Foire aux harengs
Foirauaran : quatre syllabes gutturales indissociées roulant au fond du gosier normand. La bouche s’ouvre à peine, soucieuse de ne pas offrir de prise à la bourrasque de novembre qui précipite les déferlements d’un ciel à la Ruysdael. On est loin de l’oignon, des ronds de carotte ou de l’odeur du four. À Lieurey, le hareng, c’est du vif. Même au plus fort des terres, on le fête en loup de mer, accoudé à l’espace, on fait front au grand large. Les silhouettes penchées, la main posée sur la casquette, se croisent avec ce coup d’œil complice que donnent à la fois l’adversité partagée et la récompense prochaine d’un café-calva mérité. Plus le temps est épouvantable et plus on le mérite. Il y a ainsi des pays de cocagne où le climat fait ce qu’il faut pour mériter souvent.
À dix heures du matin, il fait encore nuit. Stoïques, les commerçants lancent leur boniment en tenant d’une main la frêle armature de leur étal menacé par les rafales. Quelques notes d’accordéon volent au gré des courants d’air. L’heure n’est pourtant pas au rire des guinguettes, mais Maît’ Firmin avec sa blouse bleue, son pantalon bayadère, son fichu rouge, déambule fièrement, piano à bretelles déployé, sourire imperturbable aux lèvres.

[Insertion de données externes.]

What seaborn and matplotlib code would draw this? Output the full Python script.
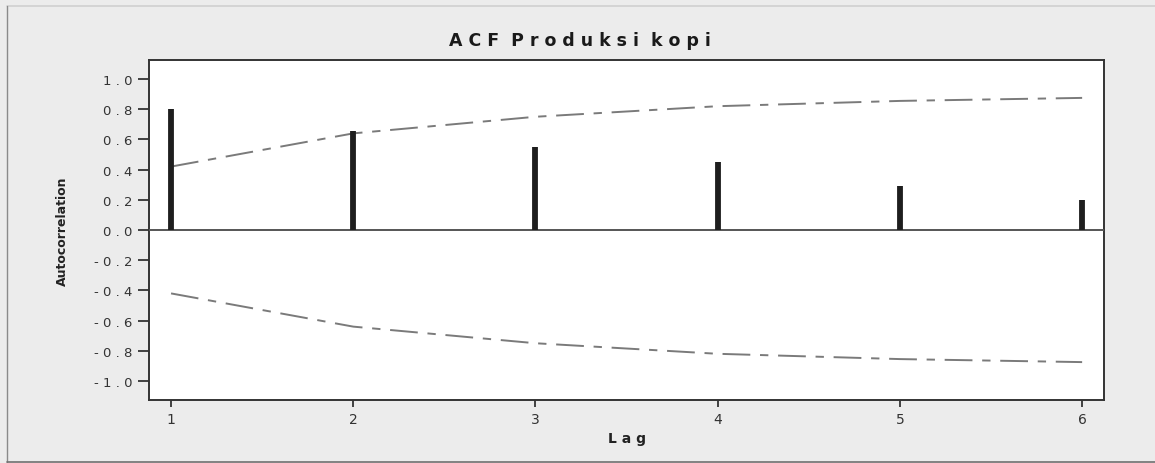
import matplotlib
matplotlib.use("Agg")
import matplotlib.pyplot as plt
import seaborn as sns
import pandas as pd
from matplotlib.lines import Line2D

lags = [1, 2, 3, 4, 5, 6]
acf_values = [0.80, 0.655, 0.55, 0.45, 0.29, 0.20]
upper_limit = [0.42, 0.64, 0.75, 0.82, 0.855, 0.875]
lower_limit = [-0.42, -0.64, -0.75, -0.82, -0.855, -0.875]
ytick_values = [1.0, 0.8, 0.6, 0.4, 0.2, 0.0, -0.2, -0.4, -0.6, -0.8, -1.0]

sns.set_theme(style="white")
plt.rcParams['font.family'] = ['DejaVu Sans']
plt.rcParams['lines.scale_dashes'] = False

fig = plt.figure(figsize=(11.55, 4.64), dpi=100, facecolor="#ececec")
ax = fig.add_axes([149/1155, 1-401/464, (1104-149)/1155, (401-61)/464])
ax.set_facecolor("white")

df = pd.DataFrame({"lag": lags, "upper": upper_limit, "lower": lower_limit})
for col in ["upper", "lower"]:
    sns.lineplot(data=df, x="lag", y=col, ax=ax, color="#7a7a7a", lw=1.4,
                 linestyle=(0, (20, 7, 6, 7)), zorder=2)

ax.axhline(0, color="#555555", lw=1.4, zorder=3)
ax.vlines(lags, 0, acf_values, color="#1e1e1e", lw=4.2, zorder=4)

def fmt(v):
    s = f"{abs(v):.1f}"
    core = " ".join(s)
    return ("-" + " " + core) if v < 0 else core

ax.set_xlim(0.879, 6.12)
ax.set_ylim(-1.126, 1.126)
ax.set_xticks(lags)
ax.set_xticklabels([str(l) for l in lags], fontsize=10, color="#333333")
ax.set_yticks(ytick_values)
ax.set_yticklabels([fmt(v) for v in ytick_values], fontsize=9.5, color="#333333")
ax.tick_params(axis="y", direction="out", length=8, width=1.3, color="#333333", pad=4, left=True)
ax.tick_params(axis="x", direction="out", length=5, width=1.3, color="#333333", pad=4, bottom=True)
for s in ax.spines.values():
    s.set_color("#333333")
    s.set_linewidth(1.4)

ax.set_xlabel("L a g", fontsize=10, fontweight="bold", color="#222222", labelpad=3)
ax.set_ylabel("Autocorrelation", fontsize=9, fontweight="bold", color="#222222", labelpad=18)
fig.text(580/1155, 1-41/464, "A C F  P r o d u k s i  k o p i", ha="center", va="center",
         fontsize=12.5, fontweight="bold", color="#1a1a1a")

# outer frame: light top/left, darker bottom
fig.lines.append(Line2D([7/1155, 1], [1-7/464, 1-7/464], transform=fig.transFigure, color="#d0d0d0", lw=1.2))
fig.lines.append(Line2D([7/1155, 7/1155], [1/464, 1-7/464], transform=fig.transFigure, color="#8a8a8a", lw=1.0))
fig.lines.append(Line2D([7/1155, 1], [1/464, 1/464], transform=fig.transFigure, color="#707070", lw=1.2))

fig.savefig("out.png", dpi=100, facecolor=fig.get_facecolor())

Derrière lui, on s’active ferme dans les bacs de harengs. Du tablier en ciré jaune au pompon rouge des bérets, les connotations maritimes donnent au vendeur un air salé qui rafraîchit le commerce. Chacun d’eux lance à son tour une plaisanterie dont le retour cyclique rappelle que la répétition est l’âme de la pédagogie. Cela fait quand même une belle palette, amplement suffisante pour couvrir le temps de passage d’un chaland :
— Allons-y allons-y, c’est not’unique représentation !
— Un euro l’kilo, les harengs ; j’vous fais les cinq kilos à cinq euros !
Et, sur un air de Trenet destiné aux clientes indifférentes :
— Vous, qui passez sans me voir...
Les mains dans la fraîcheur poisseuse, la tête offerte au vent, il faut bien ce petit courant gouailleur pour réchauffer l’atmosphère... Le reste remonte à quelques siècles, à l’idée des ribauds, des tire-laine, des mendiants aveugles et des marchands de fouace. C’est du Bruegel revisité par Maupassant, un coin de France sous le ciel flamand.